I was going to title this "Weird" because that's how I'm feeling but then again, this is me we're talking about. Weird is pretty normal.
Sissy had a really rough day today. She threw up several times. I didn't see her (I was having problem with my child, she refuses to nap but still desperately needs naps) but I talked to her a few times today. It's always harder to keep our spirits up when sissy feels so shitty.
*sidenote. As I was typing that last sentence I heard mom's truck start up. I know what that means. I called mom and sure enough, sissy's in a lot of pain so mom is going over to help her through it. I was feeling very anxiety ridden, like sissy was having a hard time. Mom just sighed and said "it's like you guys are twins!" See what I mean? Sissy is my everything.
Where did I leave off? Oh, yeah, sissy feeling shitty. And right now things are good. Each month the chemotherapy will accumulate in her body and begin to make her feel worse. I'm not trying to be a Debbie Downer here, I'm keeping things honest. And honestly, I'm surprised that I'm not more freaked out. Miracle! It also helps tremendously that sissy's faith and spirits are good, even when she feels crappy.
I still ask why. Why sissy? She had done her time. She had cancer. This was not a recurrence of cancer, this was brand new cancer, totally unrelated to her first cancer. Why does she have to go through it again? And please no comments about "God didn't give her cancer", etc.. I know that. It doesn't help with the why's though. I think we can all agree that sometimes shit happens. Why are children slaughtered all over the world? Why are refugees forced to flee their home and not have food to feed their children? There is no reason for that, just like there is no reason for this. None. I'm not angry, I'm sad. Sad for sissy having to endure this yet again. Sad that Asa has to know the ins and outs of his mum on chemotherapy. Sad that mom has to watch her daughter suffer. Sad that Valentina knows that her TT gets her medicine in her chest and that the medicine makes TT even sicker. Sad for the loss of our silly afternoons, making jokes and seeing who could make who laugh harder. Sad for my sister. Sad because I took some silly pictures today and had a mindless blog post all written in my head and didn't post it because it all seems so inane. Sad because I miss my sister and the way we used to be. Sad because she feels the same way.
But in the midst of this, there is thankfulness. I'm grateful for many, many things. Most of all I'm grateful that we are all so calm and peaceful and are able to see all the good in the midst of this shitstorm. I'm very grateful for my blog, i.e my diary. I'm grateful for all my friends, cyber and real. I'm grateful for everyone who loves and cares for my sissy so deeply. I'm grateful for all the prayers and healing wishes that are being said for her. I'm grateful that my faith has returned, although I still have doubts sometimes. I'm grateful that I learned to not look beyond the current day.

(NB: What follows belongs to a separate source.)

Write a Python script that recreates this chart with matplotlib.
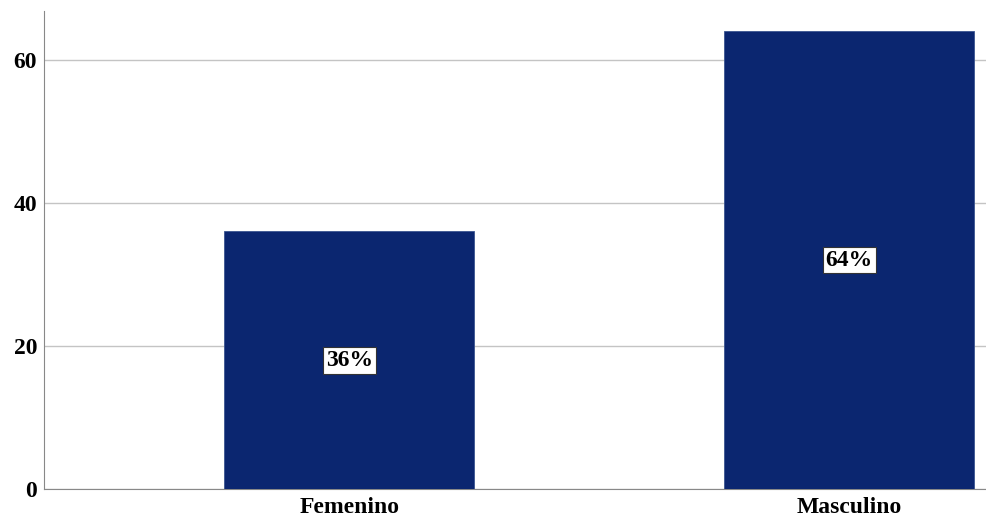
import matplotlib
matplotlib.use('Agg')
import matplotlib.pyplot as plt

# data
categories = ['Femenino', 'Masculino']
counts = [36, 64]
labels = ['36%', '64%']

plt.rcParams['font.family'] = ['Liberation Serif', 'DejaVu Serif']

fig = plt.figure(figsize=(9.86, 5.18), dpi=100)
ax = fig.add_axes([44 / 986, 29 / 518, 942 / 986, 478 / 518])

x = list(range(len(categories)))
bars = ax.bar(x, counts, width=0.5, color='#0b2670', edgecolor='#3a5590',
              linewidth=0.6, zorder=3)

for b, lab in zip(bars, labels):
    ax.text(b.get_x() + b.get_width() / 2, b.get_height() / 2, lab,
            ha='center', va='center', fontsize=17, fontweight='bold',
            color='black', zorder=4,
            bbox=dict(boxstyle='square,pad=0.12', fc='white', ec='#333333', lw=0.8))

ax.set_xlim(-0.611, 1.274)
ax.set_ylim(0, 66.8)
ax.set_yticks([0, 20, 40, 60])
ax.set_xticks(x)
ax.set_xticklabels(categories)
ax.tick_params(axis='both', length=0, labelsize=17)
ax.tick_params(axis='y', pad=5)
ax.tick_params(axis='x', pad=6)
for t in ax.get_xticklabels() + ax.get_yticklabels():
    t.set_fontweight('bold')

ax.yaxis.grid(True, color='#c4c4c4', linewidth=1.0, zorder=0)
ax.set_axisbelow(True)
for side in ['top', 'right']:
    ax.spines[side].set_visible(False)
ax.spines['left'].set_color('#888888')
ax.spines['bottom'].set_color('#888888')

fig.savefig('out.png', dpi=100)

Please say a prayer for Norm's co-worker's 4 month old son, Liam. James and Norm have been working together for a while now and the past month Liam has been in and out of the hospital as he kept losing weight and the doctors didn't know what was going on. Liam was able to go home last weekend and then had to go back. Tonight James called Norm to tell him the news; Liam has SCID. He will be transferred to a hospital about 3 hours away sometime next week that is better equipped to deal with this. James and Stacey also have 3 girls at home. As we all know, when one person in the family gets sick, the entire family is ill. I'm just sick for them. So please, please, please keep James, Stacey, Liam and their three girls in your prayers.
Other than that, things are just peachy keen, lol! I am keeping a running tab of people to pray for/send positive thoughts to, on my sidebar. This will help me as well as anyone else who happens across my human documentary I call a blog. Please let me know if I left you off or want to be added.
Thank you for keeping with us this long and for keeping sissy in your thoughts. She has next week off from chemo. I'm both scared and happy at the same time. Scared because she isn't getting the poison she needs to kill the cancer and happy that she gets a week to feel somewhat human. One of the drugs that is administered actually stays in her system for 2 weeks so it will still be working even during her week off. One round down, five more to go. She hates it. She absolutely abhors chemo. But that is a true testament as to how committed she is to her family of Josh and Asa. She will do whatever it takes to keep her beautiful family unit intact. I admire her so much. I already did before this happened, but now? Now she's on that pedestal I had placed her on when we were kids and I viewed her somewhat as an idol. She never ceases to amaze me.